More importantly however, are the on-the-ground implications of the incident. The large number of casualties inflicted on security personnel, even when considering the lower official numbers, brings to light not only tactical mistakes on behalf of law enforcement forces, but the level of entrenchment and preparation militants were able to achieve in what is supposed to be sovereign Egyptian territory. First- on the site itself, establishment of pre-selected fields of fire and IEDs placed at anticipated avenues of approach created effective kill zones, indicating complete freedom of operation without fear of being exposed.

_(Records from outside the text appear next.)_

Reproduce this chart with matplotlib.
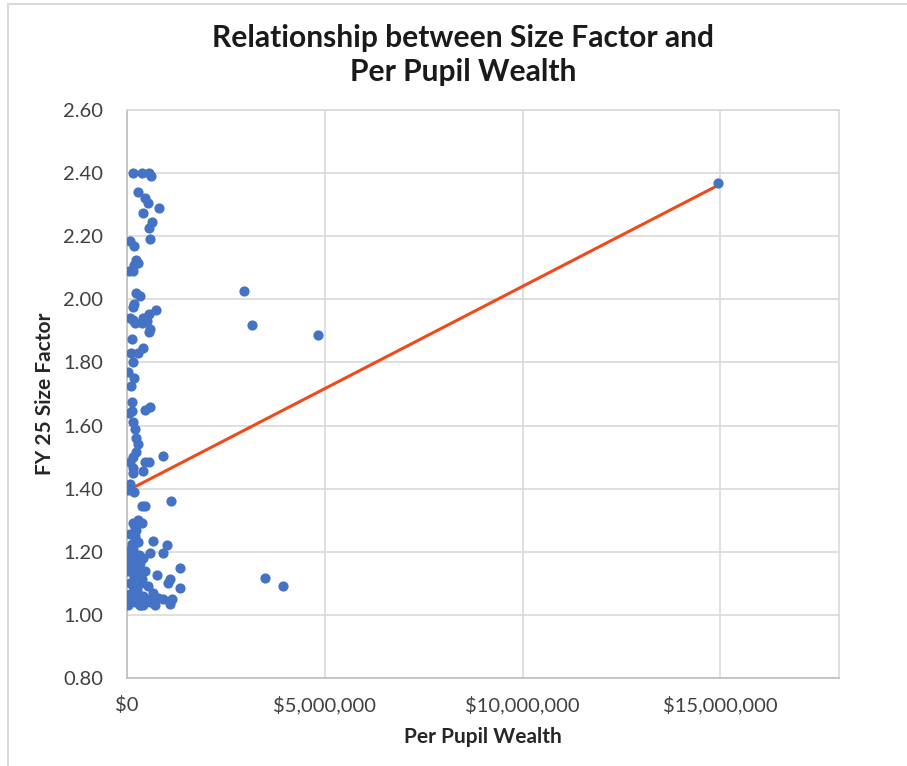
import matplotlib
matplotlib.use("Agg")
import matplotlib.pyplot as plt
from matplotlib.ticker import FuncFormatter
from matplotlib.lines import Line2D

plt.rcParams['font.family'] = ['Lato', 'DejaVu Sans']

# Per pupil wealth (in $ millions) and FY 25 size factor
wealth_m = [
    0.14, 0.38, 0.56, 0.61, 0.28, 0.45, 0.52, 0.81, 0.40, 0.63, 0.56, 0.58,
    0.08, 0.18, 0.24, 0.29, 0.18, 0.05, 0.15, 0.24, 0.33, 0.18, 0.15, 0.73,
    0.56, 0.08, 0.41, 0.50, 0.20, 0.37, 0.58, 0.15, 0.45, 0.56, 0.12, 0.41,
    0.28, 0.10, 0.15, 0.03, 0.18, 0.09, 0.12, 0.05, 0.12, 0.58, 0.45, 0.15,
    0.20, 0.23, 0.29, 0.23, 0.15, 0.08, 0.91, 0.45, 0.56, 0.14, 0.15, 0.41,
    0.08, 0.03, 0.18, 1.10, 0.37, 0.45, 0.28, 0.15, 0.37, 0.08, 0.20, 0.66,
    0.12, 1.00, 0.03, 0.58, 0.91, 0.24, 0.41, 0.12, 0.33, 1.34, 0.03, 0.45,
    0.20, 0.75, 1.09, 0.37, 0.08, 1.04, 0.53, 1.34, 0.24, 0.66, 0.08, 0.41,
    0.78, 0.91, 1.13, 0.15, 0.58, 1.09, 0.03, 0.33, 0.71, 0.10, 0.22, 0.30,
    0.18, 0.26, 0.12, 0.35, 0.06, 0.28, 0.20, 0.16, 0.48, 0.10, 0.25, 0.14,
    0.32, 0.22, 0.05, 0.40, 0.27, 0.19,
    2.95, 3.15, 4.82, 3.48, 3.94, 14.95,
]
size_factor = [
    2.40, 2.40, 2.40, 2.39, 2.34, 2.32, 2.305, 2.29, 2.275, 2.245, 2.225, 2.19,
    2.185, 2.17, 2.125, 2.115, 2.11, 2.09, 2.09, 2.02, 2.01, 1.985, 1.975, 1.965,
    1.955, 1.94, 1.94, 1.93, 1.925, 1.925, 1.905, 1.935, 1.94, 1.895, 1.875, 1.845,
    1.83, 1.83, 1.80, 1.77, 1.75, 1.725, 1.675, 1.64, 1.645, 1.66, 1.65, 1.61,
    1.59, 1.56, 1.54, 1.515, 1.50, 1.485, 1.505, 1.485, 1.485, 1.465, 1.45, 1.455,
    1.415, 1.395, 1.39, 1.36, 1.345, 1.345, 1.30, 1.29, 1.29, 1.255, 1.25, 1.235,
    1.225, 1.22, 1.20, 1.195, 1.195, 1.185, 1.18, 1.17, 1.165, 1.15, 1.14, 1.14,
    1.125, 1.125, 1.115, 1.115, 1.10, 1.10, 1.09, 1.085, 1.075, 1.07, 1.065, 1.06,
    1.055, 1.05, 1.05, 1.045, 1.04, 1.035, 1.03, 1.03, 1.03, 1.21, 1.27, 1.19,
    1.12, 1.08, 1.15, 1.10, 1.06, 1.23, 1.04, 1.21, 1.05, 1.16, 1.13, 1.09,
    1.03, 1.05, 1.18, 1.03, 1.135, 1.28,
    2.025, 1.918, 1.888, 1.117, 1.093, 2.368,
]

# Linear trendline as displayed (intercept, slope per $1M)
trend_x_m = [0.0, 14.95]
trend_intercept = 1.393
trend_slope = 0.0648

x_ticks_m = [0, 5, 10, 15]
y_ticks = [0.80, 1.00, 1.20, 1.40, 1.60, 1.80, 2.00, 2.20, 2.40, 2.60]

title = "Relationship between Size Factor and\nPer Pupil Wealth"
x_label = "Per Pupil Wealth"
y_label = "FY 25 Size Factor"

W, H = 907, 766
fig = plt.figure(figsize=(W / 100, H / 100), dpi=100)
ax = fig.add_axes([127/W, 1-678/H, (839-127)/W, (678-110)/H])

xs = [v * 1e6 for v in wealth_m]
ax.scatter(xs, size_factor, s=54, color='#4472C4', zorder=3, linewidths=0)

tx = [v * 1e6 for v in trend_x_m]
ty = [trend_intercept + trend_slope * v for v in trend_x_m]
ax.plot(tx, ty, color='#EE4B1C', linewidth=2.2, zorder=2, solid_capstyle='butt')

ax.set_xlim(0, 18e6)
ax.set_ylim(0.80, 2.60)
ax.set_xticks([v * 1e6 for v in x_ticks_m])
ax.set_yticks(y_ticks)
ax.xaxis.set_major_formatter(FuncFormatter(lambda v, p: "${:,.0f}".format(v)))
ax.yaxis.set_major_formatter(FuncFormatter(lambda v, p: "{:.2f}".format(v)))

ax.grid(True, color='#D9D9D9', linewidth=1.2, zorder=0)
ax.set_axisbelow(True)
for s in ['top', 'right']:
    ax.spines[s].set_color('#D9D9D9')
    ax.spines[s].set_linewidth(1.2)
for s in ['left', 'bottom']:
    ax.spines[s].set_color('#BFBFBF')
    ax.spines[s].set_linewidth(1.2)
ax.tick_params(axis='both', length=0, labelsize=14.5, colors='#404040')
ax.tick_params(axis='y', pad=17)
ax.tick_params(axis='x', pad=13)

fig.text(483/W, 1-737/H, x_label, ha='center', va='center',
         fontsize=15, fontweight='bold', color='#262626')
fig.text(45/W, 1-394/H, y_label, rotation=90, ha='center', va='center',
         fontsize=15, fontweight='bold', color='#262626')

fig.text(463/W, 1-55/H, title, ha='center', va='center', fontsize=21.6,
         fontweight='bold', color='#1a1a1a', linespacing=1.3)

# chart border
fig.add_artist(Line2D([8/W, 1], [1-4/H, 1-4/H], color='#D9D9D9', linewidth=1.5, transform=fig.transFigure))
fig.add_artist(Line2D([8/W, 8/W], [0, 1-4/H], color='#D9D9D9', linewidth=1.5, transform=fig.transFigure))

fig.savefig("out.png", dpi=100)
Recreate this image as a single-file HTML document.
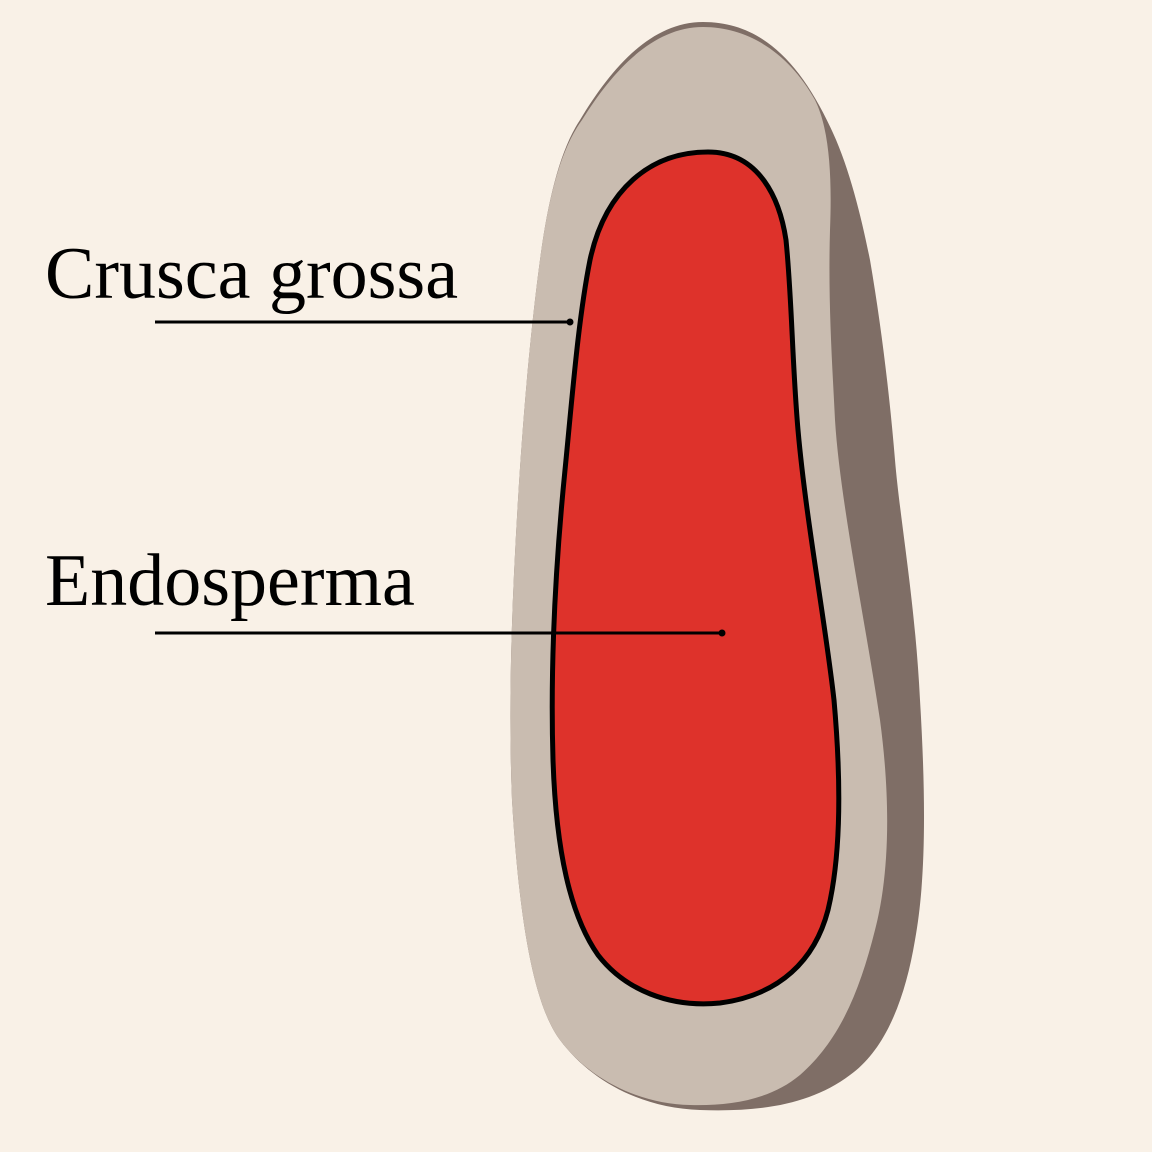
<!DOCTYPE html>
<html><head><meta charset="utf-8"><style>
html,body{margin:0;padding:0;background:#F9F1E7;}
svg{display:block}
</style></head><body>
<svg width="1152" height="1152" viewBox="0 0 1152 1152" xmlns="http://www.w3.org/2000/svg">
<rect width="1152" height="1152" fill="#F9F1E7"/>
<path d="M703,22 C760,22 800,60 833,133 C850,170 862,220 870,260 C882,330 890,400 895,460 C900,520 915,600 920,700 C926,800 926,880 915,940 C905,1000 885,1050 850,1075 C810,1105 760,1112 700,1110 C640,1108 590,1080 560,1040 C530,1000 518,900 512,800 C508,700 512,600 518,500 C524,400 532,320 540,260 C548,200 560,150 580,120 C610,70 650,22 703,22 Z" fill="#7F6E66"/>
<path d="M703,27 C750,27 790,55 815,100 C830,130 832,180 830,230 C828,300 832,360 835,420 C840,500 865,620 880,720 C892,810 888,880 875,930 C860,990 840,1040 800,1075 C770,1100 730,1106 690,1105 C640,1104 590,1080 560,1040 C530,1000 518,900 512,800 C508,700 512,600 518,500 C524,400 532,320 540,260 C548,200 560,150 582,120 C612,72 652,27 703,27 Z" fill="#C9BCB0"/>
<path d="M708,152 C760,152 780,200 786,240 C792,300 792,360 798,430 C806,520 825,620 834,700 C842,790 840,860 828,910 C815,960 780,995 720,1003 C670,1008 625,990 598,955 C570,915 556,850 553,760 C550,660 556,560 565,470 C572,400 578,320 590,260 C605,190 650,152 708,152 Z" fill="#DE322B" stroke="#000" stroke-width="5"/>
<line x1="155" y1="322" x2="570" y2="322" stroke="#000" stroke-width="3"/>
<circle cx="570" cy="322" r="3.5" fill="#000"/>
<line x1="155" y1="633" x2="722" y2="633" stroke="#000" stroke-width="3"/>
<circle cx="722" cy="633" r="3.5" fill="#000"/>
<text x="45" y="298" font-family="Liberation Serif, serif" font-size="74" fill="#000">Crusca grossa</text>
<text x="45" y="605" font-family="Liberation Serif, serif" font-size="74" fill="#000">Endosperma</text>
</svg>
</body></html>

But more so- quality intelligence in the form of prior information regarding the raid, which militants obtained at least by local informers and spotters, or at most by sources inside the security establishment, a case which would not be unprecedented.

These expose Egypt’s main security weakness- its inability to effectively police the country and its long borders, and the strong anti-government sentiments still harbored by many of its citizens, making them more willing to facilitate hostile activities. A big part of the former problem is due to the Sinai campaign, which has been ongoing at different capacities since 2011, forcing the security establishment to focus most of its assets and resources on the northern part of the peninsula. The latter is the result of the internal political turmoil that sparked the events of 2011 and 2013, and is still brewing under the surface.

Egypt has been bogged in the Sinai mud for almost 7 years now, and had only recently made positive advances after adapting a more proactive strategic approach to the insurgency- more effectively closing the border with Gaza and working with regional actors to cut off militants’ supply lines, yet still is a long way from resolving the situation. It will now have to look to apply the same measures in its hinterland, closing down its porous western and southern borders, in which cross-border illicit activity is plentiful, including arms trafficking from IS strongholds in Libya into Egypt, as well as IS fighters coming into Egypt from Libya and Sudan. To do so, Egypt have to increase its involvement with and in Sudan and Libya. However, as it will take more than 7 years to effectively secure the relatively small Sinai, it may take exponentially more time to achieve the same in the vast Western and Eastern Deserts.